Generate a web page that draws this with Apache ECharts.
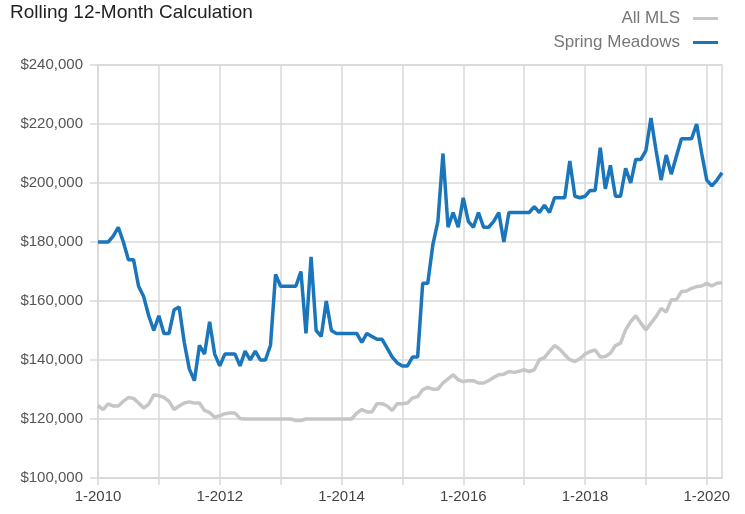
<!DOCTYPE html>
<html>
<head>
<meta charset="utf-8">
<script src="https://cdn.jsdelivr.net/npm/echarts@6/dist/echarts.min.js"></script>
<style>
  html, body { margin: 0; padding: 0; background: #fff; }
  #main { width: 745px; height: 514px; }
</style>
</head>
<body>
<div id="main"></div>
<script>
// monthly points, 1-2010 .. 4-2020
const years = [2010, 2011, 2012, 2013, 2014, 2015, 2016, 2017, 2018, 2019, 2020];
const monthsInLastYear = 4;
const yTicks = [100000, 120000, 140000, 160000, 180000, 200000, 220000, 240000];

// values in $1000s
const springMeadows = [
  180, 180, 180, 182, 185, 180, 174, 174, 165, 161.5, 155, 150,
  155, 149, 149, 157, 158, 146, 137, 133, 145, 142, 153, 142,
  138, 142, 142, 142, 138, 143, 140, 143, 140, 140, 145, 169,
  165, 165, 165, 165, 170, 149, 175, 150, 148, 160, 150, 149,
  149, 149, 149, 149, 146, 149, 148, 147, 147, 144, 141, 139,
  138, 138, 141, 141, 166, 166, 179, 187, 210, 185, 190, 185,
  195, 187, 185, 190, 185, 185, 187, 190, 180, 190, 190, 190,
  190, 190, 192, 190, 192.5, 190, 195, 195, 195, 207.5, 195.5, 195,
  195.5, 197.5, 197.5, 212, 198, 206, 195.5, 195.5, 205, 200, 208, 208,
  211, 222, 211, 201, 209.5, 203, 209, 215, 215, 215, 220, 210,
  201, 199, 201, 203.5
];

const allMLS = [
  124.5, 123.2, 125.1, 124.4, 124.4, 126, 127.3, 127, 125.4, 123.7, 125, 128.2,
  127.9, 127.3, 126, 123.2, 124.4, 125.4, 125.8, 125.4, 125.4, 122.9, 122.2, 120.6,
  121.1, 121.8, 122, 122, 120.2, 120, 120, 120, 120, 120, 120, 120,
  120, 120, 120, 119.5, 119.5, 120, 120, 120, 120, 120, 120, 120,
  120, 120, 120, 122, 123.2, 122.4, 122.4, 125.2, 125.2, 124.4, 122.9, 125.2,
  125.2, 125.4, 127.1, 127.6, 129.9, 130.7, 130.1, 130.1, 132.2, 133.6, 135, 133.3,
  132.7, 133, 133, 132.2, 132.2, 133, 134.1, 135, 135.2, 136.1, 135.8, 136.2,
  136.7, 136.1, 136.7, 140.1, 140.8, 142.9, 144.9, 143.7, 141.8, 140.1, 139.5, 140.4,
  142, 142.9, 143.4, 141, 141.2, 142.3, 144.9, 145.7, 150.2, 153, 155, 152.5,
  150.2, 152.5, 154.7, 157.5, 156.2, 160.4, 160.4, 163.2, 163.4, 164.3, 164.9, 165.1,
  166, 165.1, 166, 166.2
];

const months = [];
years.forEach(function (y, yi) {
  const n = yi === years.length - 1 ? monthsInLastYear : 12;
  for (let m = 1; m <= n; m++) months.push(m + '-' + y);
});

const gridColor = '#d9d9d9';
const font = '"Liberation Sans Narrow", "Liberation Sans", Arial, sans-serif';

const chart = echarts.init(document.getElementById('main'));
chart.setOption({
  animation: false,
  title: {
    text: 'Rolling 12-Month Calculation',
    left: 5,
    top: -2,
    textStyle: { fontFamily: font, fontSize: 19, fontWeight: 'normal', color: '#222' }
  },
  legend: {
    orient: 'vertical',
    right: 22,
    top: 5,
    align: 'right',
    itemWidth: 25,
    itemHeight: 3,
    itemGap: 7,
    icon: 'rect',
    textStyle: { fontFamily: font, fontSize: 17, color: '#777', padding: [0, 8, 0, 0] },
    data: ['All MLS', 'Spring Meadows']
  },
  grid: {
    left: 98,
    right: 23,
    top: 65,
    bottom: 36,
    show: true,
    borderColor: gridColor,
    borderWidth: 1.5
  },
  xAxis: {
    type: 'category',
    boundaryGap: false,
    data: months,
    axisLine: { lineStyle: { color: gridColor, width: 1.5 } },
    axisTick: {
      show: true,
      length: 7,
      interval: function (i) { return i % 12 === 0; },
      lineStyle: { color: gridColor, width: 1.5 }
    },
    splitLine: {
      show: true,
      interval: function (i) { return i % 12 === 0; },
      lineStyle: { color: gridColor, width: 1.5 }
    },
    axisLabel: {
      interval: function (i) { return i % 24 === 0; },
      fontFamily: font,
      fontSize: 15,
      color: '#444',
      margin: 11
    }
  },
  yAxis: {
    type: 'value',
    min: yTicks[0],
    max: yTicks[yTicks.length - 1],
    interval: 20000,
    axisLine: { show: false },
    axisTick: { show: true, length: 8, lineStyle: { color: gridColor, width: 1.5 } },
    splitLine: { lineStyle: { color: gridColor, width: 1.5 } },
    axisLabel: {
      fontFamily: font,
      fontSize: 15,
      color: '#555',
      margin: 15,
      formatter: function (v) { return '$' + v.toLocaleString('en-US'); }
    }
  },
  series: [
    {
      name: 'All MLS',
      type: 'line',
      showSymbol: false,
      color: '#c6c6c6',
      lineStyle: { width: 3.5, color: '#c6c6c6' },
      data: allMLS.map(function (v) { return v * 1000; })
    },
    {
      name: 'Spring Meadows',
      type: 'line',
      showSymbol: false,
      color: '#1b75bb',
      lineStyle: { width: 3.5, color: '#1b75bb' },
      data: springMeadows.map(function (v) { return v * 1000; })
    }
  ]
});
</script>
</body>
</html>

◆ ◆ ◆ ◆

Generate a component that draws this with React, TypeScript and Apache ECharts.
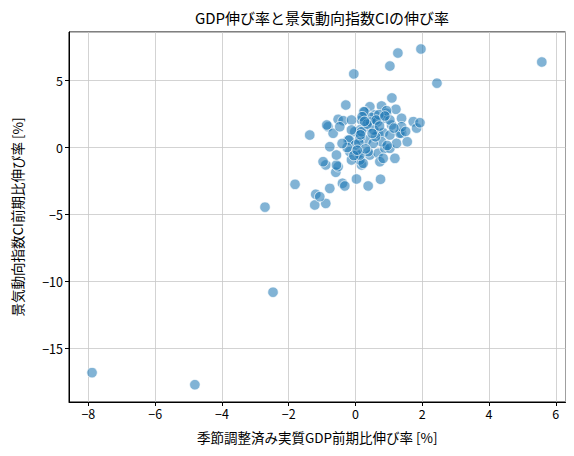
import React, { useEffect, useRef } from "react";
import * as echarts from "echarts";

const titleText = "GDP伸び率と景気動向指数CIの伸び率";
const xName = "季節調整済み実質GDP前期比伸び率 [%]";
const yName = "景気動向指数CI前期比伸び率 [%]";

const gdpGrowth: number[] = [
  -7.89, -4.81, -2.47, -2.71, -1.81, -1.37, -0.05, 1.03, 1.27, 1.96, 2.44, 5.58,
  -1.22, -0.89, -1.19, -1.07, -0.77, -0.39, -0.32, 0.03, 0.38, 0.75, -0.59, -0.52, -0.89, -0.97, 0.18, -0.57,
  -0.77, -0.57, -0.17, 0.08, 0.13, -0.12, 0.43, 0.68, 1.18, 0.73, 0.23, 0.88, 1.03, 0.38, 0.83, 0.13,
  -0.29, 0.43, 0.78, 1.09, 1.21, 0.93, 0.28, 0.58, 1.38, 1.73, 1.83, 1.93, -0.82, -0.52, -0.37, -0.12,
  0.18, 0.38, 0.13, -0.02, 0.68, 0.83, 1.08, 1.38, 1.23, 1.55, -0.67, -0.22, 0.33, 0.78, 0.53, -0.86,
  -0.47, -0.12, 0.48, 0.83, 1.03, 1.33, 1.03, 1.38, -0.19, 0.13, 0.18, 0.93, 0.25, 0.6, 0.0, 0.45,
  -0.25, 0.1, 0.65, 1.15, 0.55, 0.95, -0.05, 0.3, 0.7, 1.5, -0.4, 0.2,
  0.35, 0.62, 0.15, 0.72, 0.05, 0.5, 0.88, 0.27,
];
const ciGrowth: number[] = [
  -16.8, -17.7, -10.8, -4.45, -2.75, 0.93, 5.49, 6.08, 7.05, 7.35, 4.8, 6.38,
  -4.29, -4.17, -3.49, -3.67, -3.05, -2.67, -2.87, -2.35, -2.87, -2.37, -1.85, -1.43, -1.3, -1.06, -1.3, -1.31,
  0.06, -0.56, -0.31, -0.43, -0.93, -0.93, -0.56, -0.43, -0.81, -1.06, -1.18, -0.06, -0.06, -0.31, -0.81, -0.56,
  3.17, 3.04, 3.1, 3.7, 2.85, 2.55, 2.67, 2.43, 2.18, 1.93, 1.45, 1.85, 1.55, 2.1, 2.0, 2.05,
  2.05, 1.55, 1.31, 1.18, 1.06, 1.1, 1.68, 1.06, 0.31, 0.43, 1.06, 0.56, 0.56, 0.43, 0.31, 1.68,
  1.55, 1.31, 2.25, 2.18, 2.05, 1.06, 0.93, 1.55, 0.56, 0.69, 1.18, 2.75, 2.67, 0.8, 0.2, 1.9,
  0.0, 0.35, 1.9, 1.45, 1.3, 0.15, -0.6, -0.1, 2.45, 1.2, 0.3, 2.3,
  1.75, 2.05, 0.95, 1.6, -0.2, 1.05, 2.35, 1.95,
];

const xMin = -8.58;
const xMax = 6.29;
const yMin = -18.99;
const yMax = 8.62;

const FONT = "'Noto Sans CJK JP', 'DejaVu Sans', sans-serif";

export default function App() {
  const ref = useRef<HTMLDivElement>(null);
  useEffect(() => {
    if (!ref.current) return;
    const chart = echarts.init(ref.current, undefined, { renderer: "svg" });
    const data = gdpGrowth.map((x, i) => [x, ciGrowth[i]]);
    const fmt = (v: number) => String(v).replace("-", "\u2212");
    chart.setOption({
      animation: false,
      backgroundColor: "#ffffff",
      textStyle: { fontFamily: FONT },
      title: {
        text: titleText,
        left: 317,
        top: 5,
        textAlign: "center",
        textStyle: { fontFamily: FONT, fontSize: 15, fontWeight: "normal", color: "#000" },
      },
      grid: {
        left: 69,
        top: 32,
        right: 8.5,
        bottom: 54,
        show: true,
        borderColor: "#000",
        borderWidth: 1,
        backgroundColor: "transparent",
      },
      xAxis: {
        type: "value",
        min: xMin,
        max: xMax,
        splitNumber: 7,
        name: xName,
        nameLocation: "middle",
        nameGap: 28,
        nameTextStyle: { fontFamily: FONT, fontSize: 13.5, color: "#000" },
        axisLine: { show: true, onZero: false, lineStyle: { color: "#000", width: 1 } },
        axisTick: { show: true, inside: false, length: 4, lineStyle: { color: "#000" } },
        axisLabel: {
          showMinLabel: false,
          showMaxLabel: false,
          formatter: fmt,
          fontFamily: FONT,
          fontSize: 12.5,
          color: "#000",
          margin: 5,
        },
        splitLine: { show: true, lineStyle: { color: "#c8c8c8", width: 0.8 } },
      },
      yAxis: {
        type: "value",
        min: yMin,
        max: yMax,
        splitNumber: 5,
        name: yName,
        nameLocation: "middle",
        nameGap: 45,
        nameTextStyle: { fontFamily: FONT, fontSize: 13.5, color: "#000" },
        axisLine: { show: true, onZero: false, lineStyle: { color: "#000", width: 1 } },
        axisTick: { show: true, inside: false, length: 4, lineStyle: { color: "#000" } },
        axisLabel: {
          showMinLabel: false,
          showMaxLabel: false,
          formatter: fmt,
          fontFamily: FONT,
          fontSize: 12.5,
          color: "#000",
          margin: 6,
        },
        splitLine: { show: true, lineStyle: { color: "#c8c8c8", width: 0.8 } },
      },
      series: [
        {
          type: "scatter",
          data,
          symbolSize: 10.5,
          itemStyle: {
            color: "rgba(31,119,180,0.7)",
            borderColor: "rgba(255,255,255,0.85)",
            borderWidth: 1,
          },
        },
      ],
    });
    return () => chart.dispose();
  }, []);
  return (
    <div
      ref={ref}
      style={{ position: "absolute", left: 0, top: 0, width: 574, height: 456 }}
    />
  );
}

◆ ◆ ◆ ◆

Aim: Take out nothing but the lines from the one containing "Generate a web" to the one containing "200000, 220000, 240000];", inclusive, retyped exactly. Drop the pictures.

Reply:
Generate a web page that draws this with Apache ECharts.
<!DOCTYPE html>
<html>
<head>
<meta charset="utf-8">
<script src="https://cdn.jsdelivr.net/npm/echarts@6/dist/echarts.min.js"></script>
<style>
  html, body { margin: 0; padding: 0; background: #fff; }
  #main { width: 745px; height: 514px; }
</style>
</head>
<body>
<div id="main"></div>
<script>
// monthly points, 1-2010 .. 4-2020
const years = [2010, 2011, 2012, 2013, 2014, 2015, 2016, 2017, 2018, 2019, 2020];
const monthsInLastYear = 4;
const yTicks = [100000, 120000, 140000, 160000, 180000, 200000, 220000, 240000];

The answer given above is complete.